Here’s something: an incomplete list of my favorite poems of all time. Incomplete because I couldn’t remember scads of great poems I’ve read across the years. Still, I was able to compile a pretty good representation of my taste and group poems by theme. (And song lyrics count cause I say so.)
Here we go and good spring to you!
my top tier
Directive, Robert Frost
Meditation at Lagunitas, Robert Hass
The Apple Trees at Olema, Robert Hass
Carrion Comfort, Gerard Manley Hopkins
The Windhover (to Christ Our Lord), Gerard Manley Hopkins
[Everything I’ve listed by Anne Carson, below]
Coffee, Matthew Dickman
January 25, Maxine Kumin
This is just to say, William Carlos Williams
book-length poems & series
The Glass Essay, Anne Carson (~30pp long)
Autobiography of Red, Anne Carson (book-length)
The Beauty of the Husband, Anne Carson (book-length)
Book of Isaiah, Anne Carson (series of 4 poems)
Don’t Let Me Be Lonely, Claudia Rankine (book-length)
Citizen, Claudia Rankine (book-length)
The Duino Elegies, Rainer Maria Rilke (there are 10)
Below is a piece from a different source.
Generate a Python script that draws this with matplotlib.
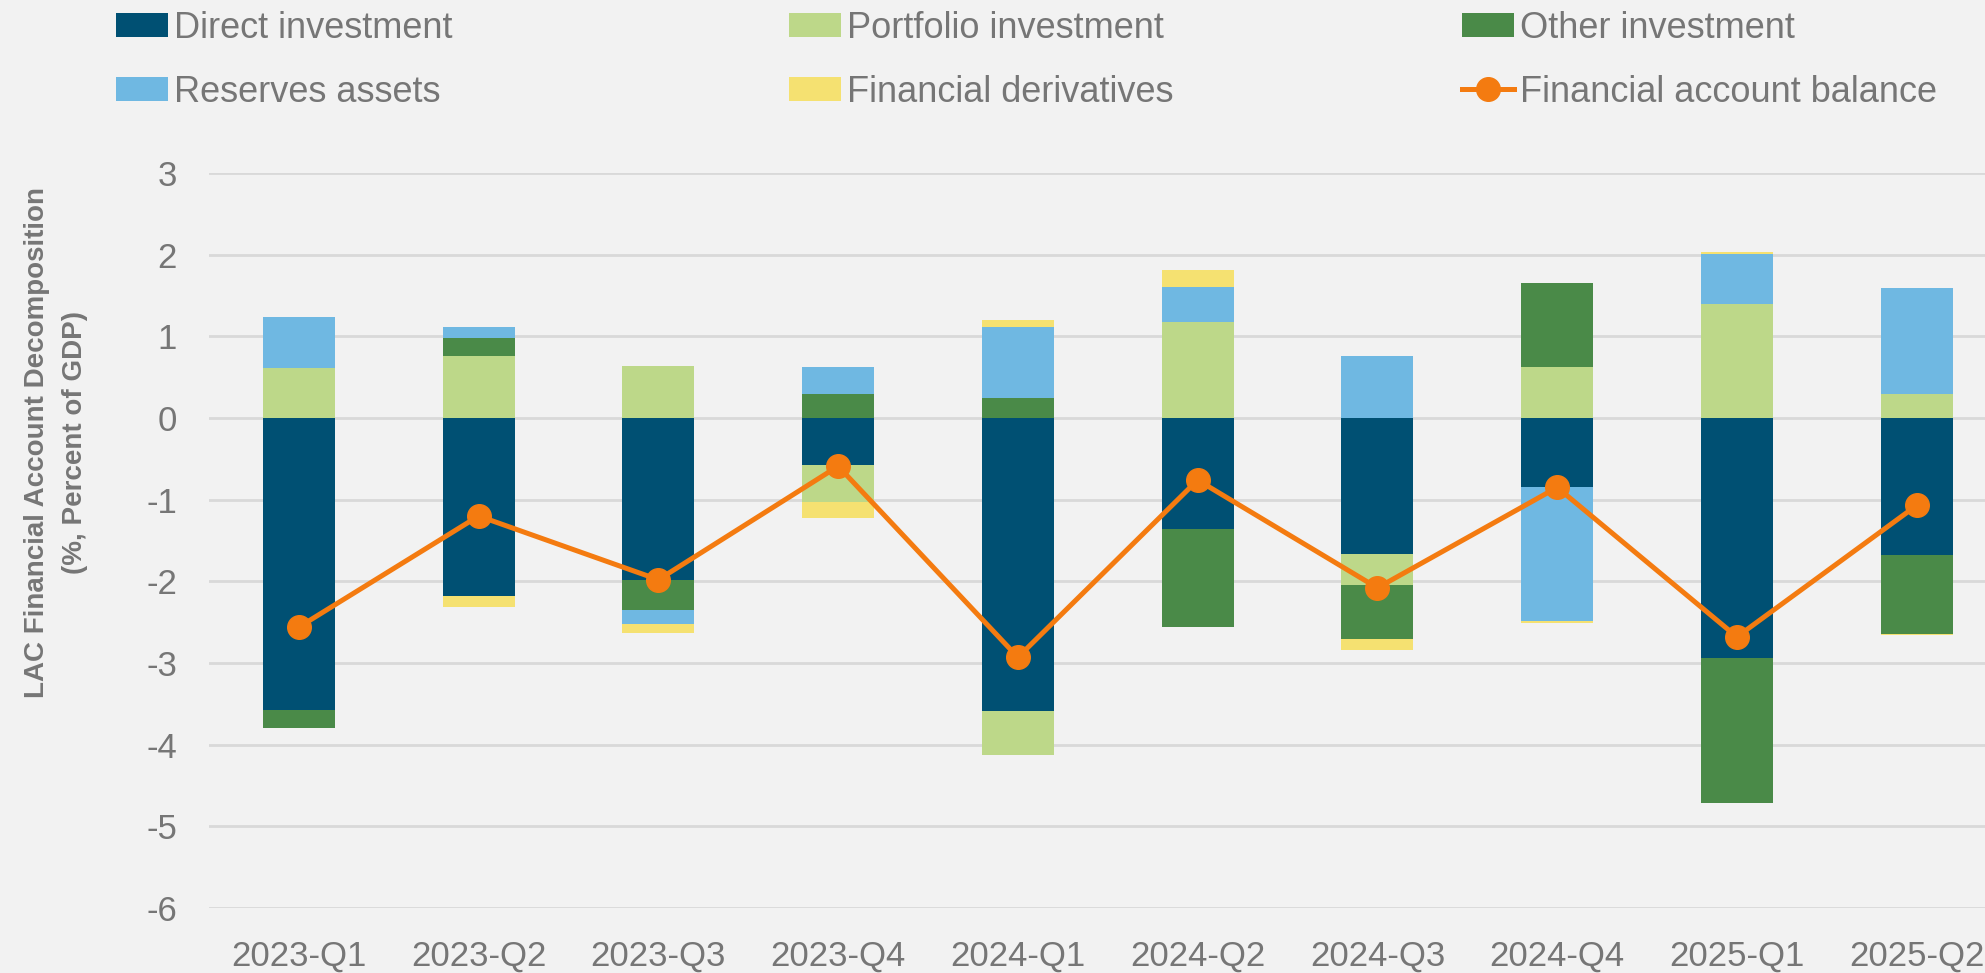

The Dream Songs, John Berryman
Dime-Store Alchemy, Charles Simic (lyric essays)
persona poems
Ulysses, Alfred, Lord Tennyson
Crusoe in England, Elizabeth Bishop
Ellen West, Frank Bidart
The Lovesong of J. Alfred Prufrock, T.S. Eliot
The War of Vaslav Nijinsky, Frank Bidart
poems about love
Then I Close My Eyes, Gary Short
Those Winter Sundays, Robert Hayden
poems about loss
Spring and Fall (to a young child), Gerard Manley Hopkins
One Art, Elizabeth Bishop
Feeling Fucked Up, Etheridge Knight
The Emperor of Ice Cream, Wallace Stevens
A Sunset of the City, Gwendolyn Brooks
This Happened, C.K. Williams
A History of Origami, Bob Hicok
some divine spark
Privilege of Being, Robert Hass
As Kingfishers Catch Fire, Gerard Manley Hopkins
Little Furnace, Brenda Hillman
What the Angels Left, Marie Howe
poems about New York
Letter to N.Y., Elizabeth Bishop
New York Poem, Terrance Hayes
memory poems
I Go Back to May 1937, Sharon Olds
Refrigerator, 1957, Thomas Lux
Ars Poetica with Bacon, Terrance Hayes
Argument About Poetics Imagined at Squaw Valley under the Mountain, Robert Hass
identity poems
won’t you celebrate with me, Lucille Clifton
I’m Nobody! Who are You?, Emily Dickinson
Now, Denis Johnson
poems that prominently feature animals
The Swan, Rilke (Stephen Mitchell translations recommended for all Rilke)
The Panther, Rilke
The Gazelle, Rilke
Song, Brigit Pegeen Kelly
Hymn to Life, Timothy Donnelly
song lyrics:
Case of You, Joni Mitchell
Tangled Up in Blue, Bob Dylan
Subterranean Homesick Blues, Bob Dylan
Cranes in the Sky, Solange Knowles
Andy’s Chest, Lou Reed
The Only Thing, Sufjan Stevens
What I notice most about this list is how my teachers and friends are encoded in nearly every choice. They were presented to me in classes throughout high school, college, and grad school; given to me by friends; and read aloud by the poets themselves at events. Put another way, I stumbled upon very few of these. They were given, not found.
I’m not exactly sure what my favorites—Robert Hass, Anne Carson, Gerard Manley Hopkins, and Rilke—share. Each brings something unique to the table. Hass locates desire and death in an armpit; Carson spins compelling narratives through gorgeous lyricism; Hopkins wrings the sweetest music from the English language; Rilke talks to angels.
My best guess, though, is a throughline of unfulfilled longing in these four poets. Best summed up by Hass: Longing, we say, because desire is full / of endless distances.
I also didn’t know my penchant for surrealism went this deep. From Berryman to Lou Reed to the explicit discussions of surrealism in Hass’ “Argument About Poetics” and Simic’s Dime Store Alchemy, there are dream songs all over the place.
In my current reading practice, I’m not being particularly intentional about the areas of my poetryscape that need developing. For one, I’d like to seek out a more diverse set of poets in terms of geography, time period, and gender. I have in my possession now the selected works of David Ignatow (another white American male, but still), who often worked in prose poetry, a genre I’ve often been drawn to but haven’t properly researched.
As for you, I encourage you to read some of these poems. Or, as the case may be, let them read you.